As we are dealing with H.264 streams, I found that timecode can be embedded in SEI messages or we can use the more general VITC timecode. Let us consider only timecode in SEI messages for the sake of this conversation, even if VITC might be still a viable option if we fail to implement the primary option.
Suppose we decide to use Unregistered User Data SEI messages, where we will embed timecodes as 4 byte strings (one byte for each of hours, minutes, seconds and frame number).
Question 1
Is this approach for synchronizing videos the correct one? Is there something else used commonly which I did not mention?
Challenge 2: Keep timecode synchronized between input and output
Now, supposing that we use SEI messages to store timecode information, our pipeline should read the SRT stream, decode the frames while annotating their timecode, process the decoded frames with our algorithm in gpu, then reapply the original timecode in each frame in the NDI output.
I found some references to SEI and timecode in Gstreamer docs, but I have not been able to grasp how this process of extracting timecode from a frame, decoding the frame, processing it with our algorithm in gpu, reencoding the frame and finally putting back the corresponding timecode extracted at the start of the pipeline works.
Some of the resources I consulted are:
Also, I searched here in the Discourse, and the relevant topics are:
Relevant discourse topics
- https://discourse.gstreamer.org/t/send-frame-number-over-udp/1035/2: here @slomo suggests the idea of using SEI timecodes
- https://discourse.gstreamer.org/t/associating-additional-data-with-a-frame-webrtc/198: here there are some other suggestion about SEI timecodes and how to handle them. As far as I can tell I should implement a custom element to process the timecodes
- https://discourse.gstreamer.org/t/inserting-sei-metadata-in-h264/840: here the asker is using the function to insert metadata and gave me the idea of using some video filter to accomplish my task (I should research better here)

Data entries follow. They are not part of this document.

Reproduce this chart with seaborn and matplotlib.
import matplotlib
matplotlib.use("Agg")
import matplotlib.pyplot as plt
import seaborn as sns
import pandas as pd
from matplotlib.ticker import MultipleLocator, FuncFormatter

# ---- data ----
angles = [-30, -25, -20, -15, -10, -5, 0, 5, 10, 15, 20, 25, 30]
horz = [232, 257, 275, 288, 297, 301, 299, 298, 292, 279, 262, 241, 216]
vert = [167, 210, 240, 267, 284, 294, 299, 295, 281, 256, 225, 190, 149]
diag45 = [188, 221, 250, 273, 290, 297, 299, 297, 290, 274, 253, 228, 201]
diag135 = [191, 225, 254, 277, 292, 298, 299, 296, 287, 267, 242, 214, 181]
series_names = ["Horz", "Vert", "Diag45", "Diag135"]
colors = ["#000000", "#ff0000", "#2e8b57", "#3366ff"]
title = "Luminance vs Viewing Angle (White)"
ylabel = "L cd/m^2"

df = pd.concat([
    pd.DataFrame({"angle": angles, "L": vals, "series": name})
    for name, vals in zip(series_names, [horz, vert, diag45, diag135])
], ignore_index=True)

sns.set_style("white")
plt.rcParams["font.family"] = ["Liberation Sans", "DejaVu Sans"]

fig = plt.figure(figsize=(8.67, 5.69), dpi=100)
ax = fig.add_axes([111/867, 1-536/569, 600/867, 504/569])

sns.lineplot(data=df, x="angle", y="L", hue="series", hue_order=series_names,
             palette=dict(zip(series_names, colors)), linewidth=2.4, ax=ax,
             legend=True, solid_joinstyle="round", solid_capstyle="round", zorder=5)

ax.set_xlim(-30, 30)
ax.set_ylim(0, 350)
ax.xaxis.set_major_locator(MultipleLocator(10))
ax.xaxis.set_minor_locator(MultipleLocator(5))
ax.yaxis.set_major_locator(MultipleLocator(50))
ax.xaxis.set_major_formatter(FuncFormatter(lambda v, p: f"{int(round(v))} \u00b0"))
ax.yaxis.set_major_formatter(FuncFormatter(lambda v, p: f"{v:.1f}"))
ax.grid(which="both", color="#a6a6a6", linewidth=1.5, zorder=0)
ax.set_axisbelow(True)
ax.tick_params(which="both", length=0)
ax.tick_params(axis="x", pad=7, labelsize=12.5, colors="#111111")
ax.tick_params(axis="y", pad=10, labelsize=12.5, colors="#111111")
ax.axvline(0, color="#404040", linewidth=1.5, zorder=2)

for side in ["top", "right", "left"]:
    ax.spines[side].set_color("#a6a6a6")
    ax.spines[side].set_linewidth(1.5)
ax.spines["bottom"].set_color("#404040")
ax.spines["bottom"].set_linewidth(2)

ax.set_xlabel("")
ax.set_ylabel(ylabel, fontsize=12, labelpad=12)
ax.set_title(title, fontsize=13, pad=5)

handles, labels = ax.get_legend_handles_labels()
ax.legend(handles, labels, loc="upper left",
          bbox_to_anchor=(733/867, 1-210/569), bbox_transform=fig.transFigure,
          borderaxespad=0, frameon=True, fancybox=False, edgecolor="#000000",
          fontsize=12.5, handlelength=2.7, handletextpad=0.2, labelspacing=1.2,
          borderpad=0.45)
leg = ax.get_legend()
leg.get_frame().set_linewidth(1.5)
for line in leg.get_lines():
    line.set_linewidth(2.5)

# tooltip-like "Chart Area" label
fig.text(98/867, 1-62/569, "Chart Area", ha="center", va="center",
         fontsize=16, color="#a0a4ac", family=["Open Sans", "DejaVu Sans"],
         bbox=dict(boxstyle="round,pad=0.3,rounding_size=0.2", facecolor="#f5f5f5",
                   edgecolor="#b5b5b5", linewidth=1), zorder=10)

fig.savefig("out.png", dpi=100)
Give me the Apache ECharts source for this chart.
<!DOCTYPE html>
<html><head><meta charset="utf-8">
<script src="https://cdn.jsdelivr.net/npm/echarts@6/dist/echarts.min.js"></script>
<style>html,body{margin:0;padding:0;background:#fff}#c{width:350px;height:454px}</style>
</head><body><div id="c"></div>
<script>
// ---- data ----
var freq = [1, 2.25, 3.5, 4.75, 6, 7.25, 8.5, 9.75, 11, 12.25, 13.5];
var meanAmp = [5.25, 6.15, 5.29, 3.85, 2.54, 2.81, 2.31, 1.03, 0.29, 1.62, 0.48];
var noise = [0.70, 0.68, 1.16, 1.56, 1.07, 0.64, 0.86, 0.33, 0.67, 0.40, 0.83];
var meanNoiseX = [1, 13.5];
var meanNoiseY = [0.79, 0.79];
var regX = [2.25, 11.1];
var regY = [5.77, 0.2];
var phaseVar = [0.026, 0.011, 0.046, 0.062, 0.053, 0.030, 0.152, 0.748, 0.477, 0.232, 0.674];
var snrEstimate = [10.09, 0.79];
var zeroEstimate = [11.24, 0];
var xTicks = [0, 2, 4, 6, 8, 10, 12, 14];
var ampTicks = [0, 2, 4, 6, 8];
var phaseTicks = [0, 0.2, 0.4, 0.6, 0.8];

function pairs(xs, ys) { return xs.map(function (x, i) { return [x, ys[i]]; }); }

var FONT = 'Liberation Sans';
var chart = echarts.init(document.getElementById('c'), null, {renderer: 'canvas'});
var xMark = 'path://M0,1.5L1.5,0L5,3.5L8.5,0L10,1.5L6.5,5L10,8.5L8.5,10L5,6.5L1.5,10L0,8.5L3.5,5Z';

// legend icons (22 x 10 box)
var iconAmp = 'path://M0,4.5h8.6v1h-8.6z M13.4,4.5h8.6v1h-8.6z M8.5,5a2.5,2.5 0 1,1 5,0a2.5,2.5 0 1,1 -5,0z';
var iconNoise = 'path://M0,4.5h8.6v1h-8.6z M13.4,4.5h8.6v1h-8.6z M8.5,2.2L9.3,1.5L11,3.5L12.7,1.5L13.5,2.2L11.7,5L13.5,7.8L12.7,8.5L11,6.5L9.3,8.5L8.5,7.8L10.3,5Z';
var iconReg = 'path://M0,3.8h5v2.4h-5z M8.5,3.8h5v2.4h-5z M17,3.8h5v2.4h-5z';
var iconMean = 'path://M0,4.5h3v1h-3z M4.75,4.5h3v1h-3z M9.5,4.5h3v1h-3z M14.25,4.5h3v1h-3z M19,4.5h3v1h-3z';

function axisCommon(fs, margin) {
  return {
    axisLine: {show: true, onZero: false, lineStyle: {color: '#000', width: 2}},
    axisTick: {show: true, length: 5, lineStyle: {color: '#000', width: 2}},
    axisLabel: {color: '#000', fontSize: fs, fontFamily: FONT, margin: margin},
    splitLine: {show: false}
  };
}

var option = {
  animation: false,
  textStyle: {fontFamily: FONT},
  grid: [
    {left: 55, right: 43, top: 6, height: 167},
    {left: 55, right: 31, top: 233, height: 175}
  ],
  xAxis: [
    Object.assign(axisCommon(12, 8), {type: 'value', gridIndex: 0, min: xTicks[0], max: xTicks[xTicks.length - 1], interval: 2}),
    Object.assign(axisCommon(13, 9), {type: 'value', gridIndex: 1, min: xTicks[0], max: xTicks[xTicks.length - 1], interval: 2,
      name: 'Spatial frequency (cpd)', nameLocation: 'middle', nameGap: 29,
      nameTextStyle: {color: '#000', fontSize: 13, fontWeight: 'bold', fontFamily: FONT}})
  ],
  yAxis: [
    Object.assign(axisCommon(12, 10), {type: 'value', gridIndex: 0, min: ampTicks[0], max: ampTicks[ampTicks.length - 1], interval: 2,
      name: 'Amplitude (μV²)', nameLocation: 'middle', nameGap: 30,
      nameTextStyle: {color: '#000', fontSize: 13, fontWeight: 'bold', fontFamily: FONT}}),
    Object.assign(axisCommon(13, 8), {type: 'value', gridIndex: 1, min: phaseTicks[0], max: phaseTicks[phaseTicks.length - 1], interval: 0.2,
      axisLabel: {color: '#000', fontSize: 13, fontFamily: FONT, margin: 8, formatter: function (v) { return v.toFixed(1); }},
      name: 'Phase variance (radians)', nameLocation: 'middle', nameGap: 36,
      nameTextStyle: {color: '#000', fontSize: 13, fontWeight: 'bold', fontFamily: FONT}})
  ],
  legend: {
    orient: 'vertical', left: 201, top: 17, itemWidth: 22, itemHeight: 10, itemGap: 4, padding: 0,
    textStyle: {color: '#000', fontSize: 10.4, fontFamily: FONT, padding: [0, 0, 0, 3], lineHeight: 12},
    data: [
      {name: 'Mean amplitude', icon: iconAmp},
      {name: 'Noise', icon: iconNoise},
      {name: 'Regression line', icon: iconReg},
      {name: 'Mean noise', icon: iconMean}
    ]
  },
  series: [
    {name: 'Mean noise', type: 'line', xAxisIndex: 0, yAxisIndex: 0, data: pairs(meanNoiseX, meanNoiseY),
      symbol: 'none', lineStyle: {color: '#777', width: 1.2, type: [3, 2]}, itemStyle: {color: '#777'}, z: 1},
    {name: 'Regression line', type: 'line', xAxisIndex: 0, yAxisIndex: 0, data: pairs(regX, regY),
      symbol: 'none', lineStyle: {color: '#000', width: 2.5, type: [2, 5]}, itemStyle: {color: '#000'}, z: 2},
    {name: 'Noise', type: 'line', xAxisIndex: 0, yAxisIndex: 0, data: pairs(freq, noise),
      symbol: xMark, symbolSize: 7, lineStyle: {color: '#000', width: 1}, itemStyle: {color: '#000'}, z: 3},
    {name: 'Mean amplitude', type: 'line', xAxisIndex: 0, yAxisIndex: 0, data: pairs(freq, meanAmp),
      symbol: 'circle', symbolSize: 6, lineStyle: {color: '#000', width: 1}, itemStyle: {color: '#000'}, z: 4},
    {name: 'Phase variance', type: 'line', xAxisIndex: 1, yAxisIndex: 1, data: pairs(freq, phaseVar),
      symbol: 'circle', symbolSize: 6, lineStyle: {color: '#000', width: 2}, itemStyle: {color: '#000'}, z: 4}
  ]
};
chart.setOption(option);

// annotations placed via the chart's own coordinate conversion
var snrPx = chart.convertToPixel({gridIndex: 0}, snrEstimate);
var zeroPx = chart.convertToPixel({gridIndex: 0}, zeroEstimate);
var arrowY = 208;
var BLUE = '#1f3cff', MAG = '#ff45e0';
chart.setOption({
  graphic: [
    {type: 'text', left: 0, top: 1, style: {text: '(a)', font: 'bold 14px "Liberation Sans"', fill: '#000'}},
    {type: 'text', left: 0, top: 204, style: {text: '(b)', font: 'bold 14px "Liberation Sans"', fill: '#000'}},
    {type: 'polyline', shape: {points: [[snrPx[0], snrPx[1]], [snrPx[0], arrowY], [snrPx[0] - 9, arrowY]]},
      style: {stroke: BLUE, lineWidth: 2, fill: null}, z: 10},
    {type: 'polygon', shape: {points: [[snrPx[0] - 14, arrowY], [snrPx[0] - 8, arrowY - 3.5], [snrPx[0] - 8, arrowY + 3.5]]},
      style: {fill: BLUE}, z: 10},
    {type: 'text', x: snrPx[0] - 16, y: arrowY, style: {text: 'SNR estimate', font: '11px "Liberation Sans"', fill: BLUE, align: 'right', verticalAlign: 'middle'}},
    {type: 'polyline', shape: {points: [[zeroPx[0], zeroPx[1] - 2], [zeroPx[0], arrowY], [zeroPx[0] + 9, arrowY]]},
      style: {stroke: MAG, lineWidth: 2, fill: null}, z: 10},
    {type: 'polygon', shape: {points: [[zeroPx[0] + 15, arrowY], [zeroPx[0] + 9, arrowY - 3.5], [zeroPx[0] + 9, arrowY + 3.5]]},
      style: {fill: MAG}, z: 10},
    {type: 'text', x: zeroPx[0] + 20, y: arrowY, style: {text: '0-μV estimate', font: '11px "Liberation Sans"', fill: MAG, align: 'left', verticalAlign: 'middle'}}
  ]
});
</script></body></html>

- https://discourse.gstreamer.org/t/plugin-to-modify-sei-data/1118: this user is trying to implement a similar feature, but it is just to modify SEI data in place
- https://discourse.gstreamer.org/t/no-python-gstreamer-api-extract-h264-sei/1175/2: here the asker is trying to extract SEI with python and @ndufresne answers to “create a pipeline with a parser and an appsink”, which I do not fully understand. Actually I have been able to extract some SEI metadata with pyav, which is the second suggestion.
Question 2
How can I implement this logic of reading the timecode for a frame in the H.264 input stream, keeping it on hold somewhere for after, decode the frame and process it in gpu, then reattach the timecode to the frame?
What I obtained so far
I was able to insert timecodes in SEI messages with AWS Mediaconvert, following this guide Putting timecodes in your outputs - MediaConvert, and I was able to insert timecodes both in timecode SEI messages and as User Data Unregistered SEI Messages.

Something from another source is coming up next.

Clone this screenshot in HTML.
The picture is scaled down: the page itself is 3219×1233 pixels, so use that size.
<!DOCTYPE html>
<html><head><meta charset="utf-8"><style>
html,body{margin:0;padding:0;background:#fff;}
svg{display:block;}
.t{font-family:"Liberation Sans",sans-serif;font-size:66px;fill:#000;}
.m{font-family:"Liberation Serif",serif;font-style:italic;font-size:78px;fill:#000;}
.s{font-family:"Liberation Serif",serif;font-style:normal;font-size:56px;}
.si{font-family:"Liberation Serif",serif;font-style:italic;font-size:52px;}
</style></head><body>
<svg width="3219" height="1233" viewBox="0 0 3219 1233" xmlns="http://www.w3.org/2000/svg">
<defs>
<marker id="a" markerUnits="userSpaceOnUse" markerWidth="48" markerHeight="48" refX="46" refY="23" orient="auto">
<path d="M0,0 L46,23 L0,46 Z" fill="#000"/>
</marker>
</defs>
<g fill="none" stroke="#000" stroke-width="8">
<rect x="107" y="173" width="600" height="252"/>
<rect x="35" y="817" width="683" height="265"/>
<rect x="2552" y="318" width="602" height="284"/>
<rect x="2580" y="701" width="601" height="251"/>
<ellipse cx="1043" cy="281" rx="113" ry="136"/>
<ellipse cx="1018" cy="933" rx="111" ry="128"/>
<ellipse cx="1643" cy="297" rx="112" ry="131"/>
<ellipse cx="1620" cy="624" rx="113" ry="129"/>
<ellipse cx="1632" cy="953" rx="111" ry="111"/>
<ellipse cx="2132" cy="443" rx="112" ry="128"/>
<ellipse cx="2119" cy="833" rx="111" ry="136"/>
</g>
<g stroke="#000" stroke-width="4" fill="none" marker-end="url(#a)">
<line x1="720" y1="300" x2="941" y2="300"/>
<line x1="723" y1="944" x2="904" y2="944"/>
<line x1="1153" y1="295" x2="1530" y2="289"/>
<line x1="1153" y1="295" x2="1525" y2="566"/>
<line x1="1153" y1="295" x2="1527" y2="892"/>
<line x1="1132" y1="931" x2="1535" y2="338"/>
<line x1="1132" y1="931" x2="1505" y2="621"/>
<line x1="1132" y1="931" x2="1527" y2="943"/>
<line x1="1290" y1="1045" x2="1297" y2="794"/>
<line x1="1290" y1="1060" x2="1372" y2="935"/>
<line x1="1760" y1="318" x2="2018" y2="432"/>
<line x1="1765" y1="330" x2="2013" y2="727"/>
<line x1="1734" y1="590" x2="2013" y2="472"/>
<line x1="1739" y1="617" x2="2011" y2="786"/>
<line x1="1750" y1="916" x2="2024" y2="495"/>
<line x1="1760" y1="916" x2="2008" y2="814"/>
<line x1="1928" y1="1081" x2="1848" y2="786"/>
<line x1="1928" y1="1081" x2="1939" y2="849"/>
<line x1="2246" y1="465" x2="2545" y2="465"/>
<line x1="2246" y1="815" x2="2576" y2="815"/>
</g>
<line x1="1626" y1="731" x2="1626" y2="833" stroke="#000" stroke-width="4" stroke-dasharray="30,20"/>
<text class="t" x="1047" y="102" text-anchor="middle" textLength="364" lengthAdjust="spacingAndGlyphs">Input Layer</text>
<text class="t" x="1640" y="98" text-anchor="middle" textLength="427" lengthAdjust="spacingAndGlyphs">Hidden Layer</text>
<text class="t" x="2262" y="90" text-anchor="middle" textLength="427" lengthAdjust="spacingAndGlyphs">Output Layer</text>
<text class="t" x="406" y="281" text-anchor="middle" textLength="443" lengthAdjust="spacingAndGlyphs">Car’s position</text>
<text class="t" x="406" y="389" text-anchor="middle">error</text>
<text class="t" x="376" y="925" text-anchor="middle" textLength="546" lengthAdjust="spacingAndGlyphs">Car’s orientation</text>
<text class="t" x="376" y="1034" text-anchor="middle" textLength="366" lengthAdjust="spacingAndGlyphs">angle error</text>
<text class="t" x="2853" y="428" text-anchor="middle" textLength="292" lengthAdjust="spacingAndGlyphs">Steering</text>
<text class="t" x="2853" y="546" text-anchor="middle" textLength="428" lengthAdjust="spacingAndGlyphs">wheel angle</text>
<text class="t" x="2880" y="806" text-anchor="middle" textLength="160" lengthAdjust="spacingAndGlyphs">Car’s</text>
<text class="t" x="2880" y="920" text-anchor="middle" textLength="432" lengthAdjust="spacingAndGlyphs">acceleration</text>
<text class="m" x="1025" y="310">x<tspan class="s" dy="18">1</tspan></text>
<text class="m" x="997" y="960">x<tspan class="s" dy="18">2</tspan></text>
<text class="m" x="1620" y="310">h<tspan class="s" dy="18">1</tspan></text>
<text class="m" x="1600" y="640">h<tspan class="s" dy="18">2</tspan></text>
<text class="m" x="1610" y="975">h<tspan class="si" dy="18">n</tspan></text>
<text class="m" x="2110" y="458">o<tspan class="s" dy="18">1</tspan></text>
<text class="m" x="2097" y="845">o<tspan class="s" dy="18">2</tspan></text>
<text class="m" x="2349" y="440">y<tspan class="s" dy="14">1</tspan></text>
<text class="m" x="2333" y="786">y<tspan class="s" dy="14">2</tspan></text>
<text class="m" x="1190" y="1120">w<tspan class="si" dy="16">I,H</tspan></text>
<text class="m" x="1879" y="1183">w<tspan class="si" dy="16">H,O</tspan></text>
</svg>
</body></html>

Also with FFmpeg I could insert metadata, but only on the first frame, with the h264_metadata bitstream filter for h264) and read them (actually, printing them to screen, not reading programmatically) with FFmpeg and the showinfo bitstream filter or with ffprobe -show_frames.
With Gstreamer I tried to generate the timecode in SEI messages with the following pipeline, but I received many errors:
gst-launch-1.0 -e videotestsrc ! timecodestamper ! x264enc ! h264parse update-timecode=1 ! matroskamux ! filesink location=timecodestamper_out.mkv
The errors are like this:
WARNING: from element /GstPipeline:pipeline0/GstH264Parse:h264parse0: Element doesn't implement handling of this stream. Please file a bug.
Additional debug info:
../gst/videoparsers/gsth264parse.c(2938): gst_h264_parse_create_pic_timing_sei (): /GstPipeline:pipeline0/GstH264Parse:h264parse0:
timecode update was requested but VUI doesn't support timecode
and the produced file does not seem to contain any timecode information.